Herman Welker, McCarthy’s Senate friend and fellow Commie hunter, is mostly forgotten now; his one Senate term distinctive for nothing more than being on the wrong side of history. Welker’s attacks in the early 1950’s on Idaho Democrats like Frank Church and Glen Taylor for their alleged “radical” and “pink” politics read now like ancient, misguided history, yet some of the old myths and fears about the Communist Chinese continue even as the descendants of Mao eat our economic lunch.

Were Senators Church and Taylor still with us – both died in 1984 – they would no doubt appreciate the irony of the Idaho Republican Central Committee recently demanding an accounting of the state’s political and economic ties with China from Idaho’s Republican Gov. Butch Otter.

The Lewiston Tribune reports that the Idaho GOP resolution reads: “the stability of our form of government is being undermined by strategies used by the Chinese state-government-controlled entities through investments, corporate takeovers, intelligence operations and rare-Earth monopolization.”

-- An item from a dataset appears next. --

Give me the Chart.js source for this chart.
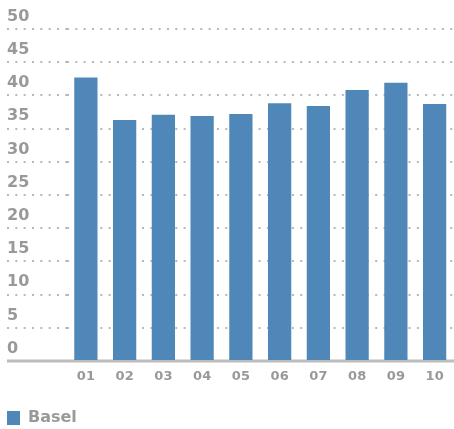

Most members of the state central committee weren’t born when Herman Welker represented the state in the Senate, put they are channeling Joe McCarthy’s buddy all the same. What goes around.

The United States has rarely had a sane and sober policy when it comes to China. For years we maintained the fiction that Chiang Kai-shek and the government he established in Taiwan after losing a civil war constituted the real government of China. We squandered years on the fiction that State Department bureaucrats had “lost” China. We fought a senseless war in Southeast Asia, in part, to head off Chinese domination of Vietnam, countries that maintain an historic rivalry and have rarely made common cause.

So, perhaps the Red Chinese Scare of Joe McCarthy’s and Herman Welker’s day really is alive and well in Idaho. The only thing different now is that Republicans are questioning other Republicans about providing aid and comfort to the Communists.

By the way, Arthur Dean’s reputation has survived in substantially better shape than those of the men who blindly questioned his motives and loyalty in the 1950’s. Dean went on to served under both Republican and Democratic presidents, helped persuade Lyndon Johnson to end the bombing of North Vietnam in 1968, and donated a ton of money to Cornell University where he and his wife financed the acquisition of a remarkable collection of papers related to Lafayette and the American Revolution.

Senator Welker’s papers consist of a few large scrapbooks housed at the Idaho Historical Society and the University of Idaho. Most of the pages are covered with newspaper clippings of Welker’s 1950’s assault on Americans who had the audacity to think differently than he did about the world and its future. Some things never change.